═════ Data lines
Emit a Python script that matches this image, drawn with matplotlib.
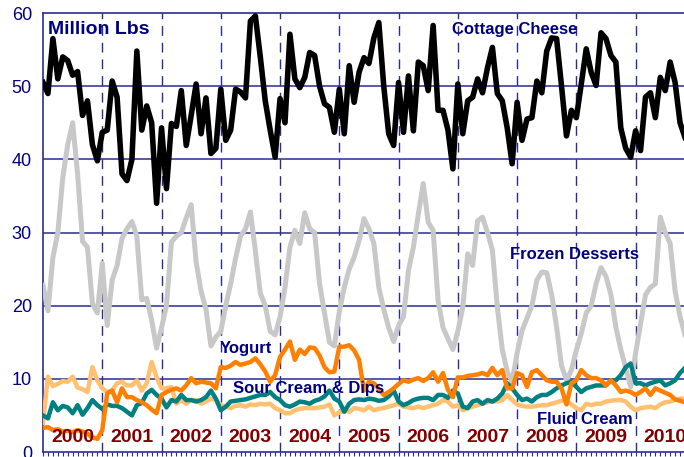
import matplotlib
matplotlib.use("Agg")
import matplotlib.pyplot as plt
import numpy as np

# monthly values, Jan 2000 .. Nov 2010 (million lbs)
cottage_cheese = [
    50.5, 49.0, 56.5, 51.0, 54.0, 53.5, 51.5, 52.0, 46.0, 48.0, 42.0, 39.8,
    43.7, 44.0, 50.7, 48.5, 38.0, 37.1, 40.0, 54.8, 44.0, 47.3, 45.0, 34.0,
    44.3, 36.0, 44.9, 44.5, 49.4, 41.9, 46.0, 50.3, 43.5, 48.4, 40.8, 41.5,
    49.6, 42.6, 44.0, 49.6, 49.2, 48.4, 58.9, 59.6, 54.0, 48.0, 44.0, 40.3,
    48.3, 45.0, 57.1, 51.0, 49.8, 51.2, 54.6, 54.2, 50.0, 47.6, 47.1, 43.7,
    49.6, 43.5, 52.8, 47.8, 51.9, 53.9, 53.1, 56.6, 58.7, 50.0, 43.5, 41.9,
    50.5, 43.7, 51.4, 43.9, 53.3, 52.8, 49.4, 58.3, 46.7, 46.7, 44.0, 38.7,
    50.3, 43.5, 48.0, 48.5, 51.0, 49.1, 52.5, 55.3, 49.0, 48.0, 44.3, 39.4,
    47.8, 42.6, 45.5, 45.7, 50.7, 49.1, 54.8, 56.6, 56.5, 50.0, 43.2, 46.7,
    45.7, 50.3, 55.1, 51.9, 50.1, 57.3, 56.5, 54.2, 53.3, 44.3, 41.5, 40.3,
    43.9, 41.2, 48.5, 49.1, 45.7, 51.2, 49.4, 53.3, 50.5, 45.0, 43.0,
]
frozen_desserts = [
    22.8, 19.3, 26.6, 30.0, 37.5, 42.0, 45.0, 38.0, 28.8, 28.0, 20.3, 19.0,
    25.8, 17.3, 23.5, 25.5, 29.2, 30.5, 31.5, 29.5, 20.8, 21.0, 18.0, 14.2,
    17.0, 20.0, 28.7, 29.5, 30.0, 32.0, 33.8, 26.0, 22.0, 19.5, 14.5, 15.7,
    16.5, 20.0, 23.0, 26.5, 29.5, 30.5, 32.8, 27.5, 21.7, 20.0, 16.5, 16.0,
    18.5, 22.5, 28.0, 30.3, 28.5, 32.7, 30.5, 30.0, 23.0, 19.0, 15.0, 14.5,
    19.2, 22.5, 25.0, 26.6, 28.9, 31.9, 30.5, 28.5, 22.5, 19.5, 17.0, 15.1,
    17.3, 18.5, 24.8, 28.0, 32.5, 36.7, 31.4, 30.3, 20.7, 17.0, 15.5, 14.0,
    16.5, 19.8, 27.1, 25.5, 31.6, 32.1, 30.0, 27.6, 19.8, 14.0, 11.0, 9.6,
    13.5, 16.6, 18.3, 20.0, 23.5, 24.6, 24.5, 21.5, 17.1, 11.8, 9.8, 11.2,
    13.9, 16.2, 19.0, 20.0, 23.0, 25.2, 24.0, 21.5, 17.1, 14.0, 11.5, 8.9,
    13.5, 17.5, 21.5, 22.5, 23.0, 32.1, 30.0, 28.5, 22.0, 18.5, 16.0,
]
yogurt = [
    3.3, 3.4, 3.0, 3.1, 2.8, 2.9, 2.7, 3.0, 2.8, 2.5, 2.0, 1.8,
    3.0, 8.0, 8.4, 6.8, 8.7, 7.5, 7.5, 7.1, 6.8, 6.4, 5.8, 5.3,
    7.8, 8.2, 8.5, 8.7, 8.4, 9.1, 10.1, 9.4, 9.6, 9.5, 9.4, 8.7,
    11.6, 11.5, 11.8, 12.3, 11.9, 12.1, 12.3, 12.8, 12.0, 11.0, 9.6, 10.5,
    13.0, 14.0, 15.1, 12.6, 14.0, 13.4, 14.3, 14.2, 13.2, 11.6, 10.9, 11.0,
    14.4, 14.4, 14.6, 13.9, 12.6, 8.4, 9.6, 9.4, 8.6, 7.8, 8.2, 8.7,
    9.3, 9.8, 9.6, 9.9, 10.1, 9.7, 10.1, 10.9, 9.6, 10.8, 8.5, 7.5,
    10.2, 10.2, 10.4, 10.5, 10.6, 10.8, 10.5, 11.5, 10.5, 11.2, 8.7, 8.7,
    10.8, 10.5, 8.9, 10.9, 11.2, 10.5, 9.8, 9.6, 9.6, 8.7, 6.5, 9.4,
    9.8, 11.2, 10.5, 10.1, 10.1, 9.8, 9.1, 9.8, 9.1, 8.2, 8.4, 8.2,
    7.8, 8.2, 8.7, 7.8, 8.7, 8.4, 8.1, 7.8, 7.2, 7.0, 6.8,
]
sour_cream_dips = [
    5.0, 4.6, 6.8, 5.7, 6.3, 6.1, 5.3, 6.4, 5.1, 6.0, 7.1, 6.4,
    5.9, 6.5, 6.3, 6.3, 6.0, 5.5, 5.0, 6.4, 6.7, 8.0, 8.5, 7.8,
    7.3, 6.1, 7.1, 6.9, 7.8, 7.1, 7.1, 6.9, 7.1, 7.5, 8.4, 7.3,
    5.7, 6.2, 6.9, 7.0, 7.1, 7.2, 7.4, 7.6, 7.8, 7.8, 8.2, 7.5,
    7.1, 6.4, 6.2, 6.5, 6.9, 6.8, 6.6, 7.0, 7.2, 7.6, 8.4, 7.3,
    6.9, 5.5, 6.6, 7.1, 7.2, 7.1, 7.3, 7.2, 7.0, 7.1, 7.6, 8.4,
    6.9, 6.4, 6.7, 7.1, 7.3, 7.4, 7.4, 7.1, 7.8, 7.8, 7.4, 8.4,
    8.0, 6.2, 6.0, 6.9, 7.1, 6.6, 7.1, 6.9, 7.3, 8.0, 9.4, 8.7,
    7.8, 7.1, 7.3, 6.9, 7.5, 7.8, 7.8, 8.2, 8.7, 9.1, 9.4, 9.6,
    8.9, 8.2, 8.7, 8.9, 9.1, 9.1, 9.1, 9.8, 9.8, 10.5, 11.6, 12.1,
    9.4, 9.4, 9.1, 9.4, 9.6, 9.8, 9.1, 9.4, 9.8, 10.8, 11.5,
]
fluid_cream = [
    4.0, 10.3, 9.0, 9.3, 9.7, 9.6, 10.3, 8.8, 8.6, 8.2, 11.6, 9.8,
    8.7, 8.2, 8.4, 9.4, 9.6, 9.1, 9.1, 9.8, 8.4, 9.4, 12.3, 10.2,
    8.7, 8.7, 8.9, 6.6, 7.1, 6.6, 7.1, 7.1, 6.6, 6.9, 7.3, 7.1,
    6.4, 6.2, 6.0, 6.3, 6.4, 6.2, 6.5, 6.4, 6.6, 6.5, 6.6, 6.0,
    5.7, 5.3, 5.3, 5.7, 5.9, 6.0, 6.0, 6.0, 6.1, 6.2, 6.5, 5.0,
    5.4, 5.7, 5.5, 6.0, 5.9, 5.7, 6.2, 5.7, 5.9, 6.0, 6.2, 6.4,
    6.6, 6.2, 6.1, 6.0, 6.2, 6.0, 6.2, 6.4, 6.6, 7.1, 6.9, 6.2,
    6.4, 5.7, 6.0, 6.2, 6.4, 6.6, 6.8, 6.9, 6.9, 7.1, 7.8, 7.1,
    6.5, 6.3, 6.2, 6.2, 6.3, 6.4, 6.4, 6.6, 6.8, 7.0, 7.0, 6.5,
    6.0, 5.7, 6.6, 6.4, 6.6, 6.6, 6.9, 7.0, 7.1, 7.1, 6.9, 6.2,
    5.7, 6.0, 6.1, 6.2, 6.0, 6.5, 6.8, 6.9, 7.1, 7.3, 7.3,
]
years = [str(y) for y in range(2000, 2011)]

navy = "#000080"
grid_col = "#2b2b95"
plt.rcParams["font.family"] = ["Liberation Sans", "DejaVu Sans"]

months = np.arange(len(cottage_cheese))

fig = plt.figure(figsize=(6.84, 4.57), dpi=100)
ax = fig.add_axes([0.0629, 0.0109, 0.9371, 0.9606])

ax.plot(months, frozen_desserts, color="#c8c8c8", lw=3.6, solid_joinstyle="round", zorder=3)
ax.plot(months, fluid_cream, color="#ffc070", lw=3.2, solid_joinstyle="round", zorder=4)
ax.plot(months, sour_cream_dips, color="#008080", lw=3.2, solid_joinstyle="round", zorder=5)
ax.plot(months, yogurt, color="#ff8000", lw=3.2, solid_joinstyle="round", zorder=6)
ax.plot(months, cottage_cheese, color="black", lw=4.0, solid_joinstyle="round", zorder=7)

ax.set_xlim(0, 129.8)
ax.set_ylim(0, 60)

# gridlines
for v in range(10, 60, 10):
    ax.axhline(v, color=grid_col, lw=1.1, zorder=1)
for k in range(1, 11):
    ax.axvline(12 * k, color=grid_col, lw=1.0, ls=(0, (7, 5)), zorder=1)

for side in ["right"]:
    ax.spines[side].set_visible(False)
for side in ["left", "bottom", "top"]:
    ax.spines[side].set_color(grid_col)
    ax.spines[side].set_linewidth(1.2)

ax.set_yticks(range(0, 61, 10))
ax.tick_params(axis="y", length=0, pad=8, labelsize=13, labelcolor=navy)
ax.set_xticks(np.arange(0, 130))
ax.set_xticklabels([])
ax.tick_params(axis="x", direction="out", length=3, width=0.8, color=grid_col)

# year labels
for i, yr in enumerate(years):
    ax.text(12 * i + 6, 2.0, yr, ha="center", va="center", fontsize=14,
            fontweight="bold", color="#800000", zorder=8)

# series labels
lab = dict(fontweight="bold", color=navy, va="center", ha="left", zorder=9)
ax.text(1.0, 57.8, "Million Lbs", fontsize=14, **lab)
ax.text(82.8, 57.8, "Cottage Cheese", fontsize=12, **lab)
ax.text(94.5, 27.0, "Frozen Desserts", fontsize=12, **lab)
ax.text(35.8, 14.2, "Yogurt", fontsize=12, **lab)
ax.text(38.5, 8.7, "Sour Cream & Dips", fontsize=12, **lab)
ax.text(100.0, 4.4, "Fluid Cream", fontsize=12, **lab)

fig.savefig("out.png", dpi=100)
══════════
*Problem to work on*. From the first line above through the line containing "import numpy as np", copy everything exactly, without the pictures.

*Response below*.
Emit a Python script that matches this image, drawn with matplotlib.
import matplotlib
matplotlib.use("Agg")
import matplotlib.pyplot as plt
import numpy as np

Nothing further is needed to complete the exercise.